I agree, up to a point. NU5 increased the agility of protocol development since we no longer have to run a trusted setup to make circuit changes. This means we can now make improvements to the Zcash protocol—and make security fixes—much faster. This benefit shouldn’t be discounted.
That said, in my opinion, NU5, taken on its own, was a net negative—it forced ecosystem developers to re-write a lot of code for Orchard support, along with the other resulting breakage you mentioned, which had significant costs, and it did nothing by itself to improve performance or UX. It’s an incredible technical feat, and a major contribution to humanity’s knowledge and abilities, but it did not directly advance any of Zcash’s goals, at least not considering the amount of time, money, and effort that was invested into it.
In my opinion, the opportunity cost to developing NU5 was unreasonable given the urgency I perceived at the time, and I was among the few people who objected to it, favoring the development of anonymous communication features, which could have solved the scanning/syncing performance issues, as well as—as I recommended in the previous link—focusing on more basic low-hanging-fruit UX improvements, like developing libraries and protocol improvements that would make Zcash competitive with PayPal’s API.
I’ve repeated many times—and never felt heard—that Zcash has invested in deep, technical protocol improvements that have not translated into better usability and more-marketable products.
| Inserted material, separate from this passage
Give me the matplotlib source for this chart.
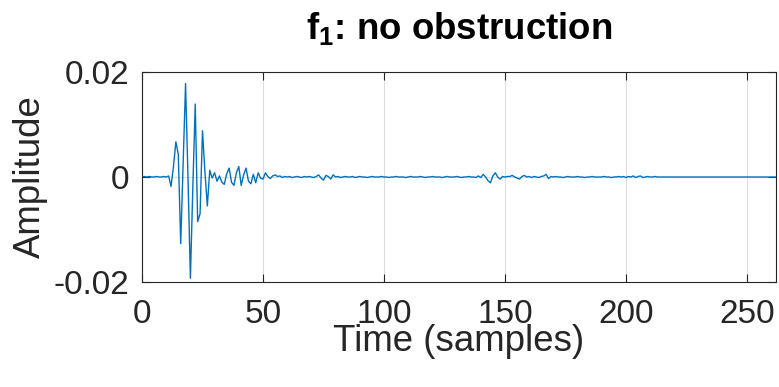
import numpy as np
import matplotlib
matplotlib.use("Agg")
import matplotlib.pyplot as plt
from matplotlib.ticker import FixedLocator, FixedFormatter

plt.rcParams['font.family'] = ['Liberation Sans', 'DejaVu Sans']
plt.rcParams['mathtext.fontset'] = 'custom'
plt.rcParams['mathtext.rm'] = 'Liberation Sans'
plt.rcParams['mathtext.bf'] = 'Liberation Sans:bold'
plt.rcParams['mathtext.it'] = 'Liberation Sans:italic'

title_text = r'$\mathbf{f_1}$: no obstruction'
x_label = 'Time (samples)'
y_label = 'Amplitude'
x_ticks = [0, 50, 100, 150, 200, 250]
x_tick_labels = ['0', '50', '100', '150', '200', '250']
y_ticks = [-0.02, 0.0, 0.02]
y_tick_labels = ['-0.02', '0', '0.02']

amplitude = [
    0.0000, 0.0001, 0.0000, 0.0001, 0.0000, 0.0000, 0.0001, 0.0000, 0.0000, 0.0001,
    0.0000, 0.0002, -0.0018, 0.0020, 0.0067, 0.0043, -0.0127, 0.0025, 0.0178, 0.0000,
    -0.0193, -0.0020, 0.0139, -0.0085, -0.0070, 0.0088, 0.0010, -0.0055, 0.0013, -0.0002,
    0.0008, -0.0008, 0.0002, -0.0010, -0.0014, 0.0006, 0.0017, -0.0010, -0.0016, 0.0008,
    0.0020, -0.0016, 0.0004, 0.0017, -0.0008, -0.0013, 0.0005, -0.0011, 0.0008, -0.0002,
    -0.0004, 0.0008, 0.0001, -0.0003, 0.0002, 0.0004, 0.0001, 0.0002, -0.0001, 0.0001,
    0.0000, 0.0001, -0.0001, 0.0000, 0.0001, 0.0000, -0.0001, 0.0001, 0.0000, 0.0001,
    0.0000, -0.0001, 0.0001, 0.0004, -0.0002, -0.0006, 0.0003, 0.0001, -0.0004, 0.0004,
    0.0000, 0.0001, -0.0001, 0.0000, 0.0001, 0.0000, 0.0000, 0.0001, -0.0001, 0.0000,
    0.0001, 0.0000, 0.0000, -0.0001, 0.0000, 0.0001, 0.0000, 0.0000, 0.0000, 0.0001,
    0.0000, 0.0000, -0.0001, 0.0000, 0.0000, 0.0001, 0.0000, 0.0000, 0.0000, -0.0001,
    0.0000, 0.0001, 0.0000, 0.0000, 0.0000, 0.0001, 0.0000, -0.0001, 0.0000, 0.0000,
    0.0001, 0.0000, 0.0000, 0.0000, -0.0001, 0.0000, 0.0001, 0.0000, 0.0000, 0.0000,
    0.0001, 0.0000, -0.0001, 0.0000, 0.0000, 0.0001, 0.0000, 0.0000, -0.0001, 0.0002,
    -0.0001, 0.0005, 0.0000, -0.0007, -0.0011, 0.0002, 0.0008, 0.0000, -0.0004, 0.0001,
    0.0000, 0.0001, 0.0001, 0.0003, 0.0000, -0.0002, -0.0004, 0.0001, 0.0003, 0.0000,
    0.0001, -0.0001, 0.0001, 0.0000, -0.0001, 0.0001, 0.0002, 0.0005, -0.0003, 0.0001,
    0.0000, 0.0001, 0.0000, 0.0000, -0.0001, 0.0000, 0.0001, 0.0000, 0.0000, 0.0000,
    0.0001, 0.0000, 0.0000, -0.0001, 0.0000, 0.0000, 0.0001, 0.0000, 0.0000, 0.0000,
    0.0000, 0.0001, 0.0000, 0.0000, -0.0001, 0.0000, 0.0000, 0.0001, 0.0000, 0.0001,
    -0.0001, 0.0001, 0.0000, 0.0002, -0.0001, 0.0001, 0.0002, -0.0001, 0.0000, 0.0001,
    0.0000, 0.0000, 0.0001, 0.0000, 0.0000, 0.0000, 0.0000, 0.0000, 0.0000, 0.0000,
    0.0000, 0.0000, 0.0000, 0.0000, 0.0000, 0.0000, 0.0000, 0.0000, 0.0000, 0.0000,
    0.0000, 0.0000, 0.0000, 0.0000, 0.0000, 0.0000, 0.0000, 0.0000, 0.0000, 0.0000,
    0.0000, 0.0000, 0.0000, 0.0000, 0.0000, 0.0000, 0.0000, 0.0000, 0.0000, 0.0000,
    0.0000, 0.0000, 0.0000, 0.0000, 0.0000, 0.0000, 0.0000, 0.0000, 0.0000, 0.0000,
    0.0000, 0.0000, 0.0000,
]
samples = np.arange(len(amplitude))

W, H = 779, 387
fig = plt.figure(figsize=(W / 100, H / 100), dpi=100)
ax = fig.add_axes([142 / W, 105 / H, 634 / W, 210 / H])

ax.plot(samples, amplitude, color='#0072BD', lw=1.0)

ax.set_xlim(0, 262)
ax.set_ylim(-0.02, 0.02)
ax.xaxis.set_major_locator(FixedLocator(x_ticks))
ax.xaxis.set_major_formatter(FixedFormatter(x_tick_labels))
ax.yaxis.set_major_locator(FixedLocator(y_ticks))
ax.yaxis.set_major_formatter(FixedFormatter(y_tick_labels))

ax.grid(True, color='#262626', alpha=0.15, lw=0.8)
ax.set_axisbelow(True)

axcol = '#262626'
for s in ax.spines.values():
    s.set_color(axcol)
    s.set_linewidth(0.8)
ax.tick_params(direction='in', length=6, width=0.8, colors=axcol,
               labelsize=24, top=True, right=True)
ax.tick_params(axis='x', pad=12)
ax.tick_params(axis='y', pad=9)

ax.set_xlabel(x_label, fontsize=26.4, color=axcol)
ax.set_ylabel(y_label, fontsize=26.4, color=axcol)
ax.xaxis.set_label_coords(0.5, -0.20)
ax.yaxis.set_label_coords(-0.148, 0.5)
ax.set_title(title_text, fontsize=26.4, fontweight='bold', color='black', pad=24)

fig.savefig('out.png', dpi=100)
I’ve said many times that the way to do this is to design a product first, prove that it’s marketable by trying things and seeing what works, and then making the deep technical changes to make the product a reality. Our historical strategy of making deep, expensive, technical changes in a hope we’re heading in the direction of a product people want doesn’t work; I’ve learned this lesson over and over from watching friends try to build something first and then market it, it just doesn’t work that way.
My hope for the NU5 retrospective is for the community to learn this lesson. I think if it’s solidly learned, Zcash stands a chance at changing course into a direction that ends up helping the millions (billions?) of people who need private censorship-resistant transactions.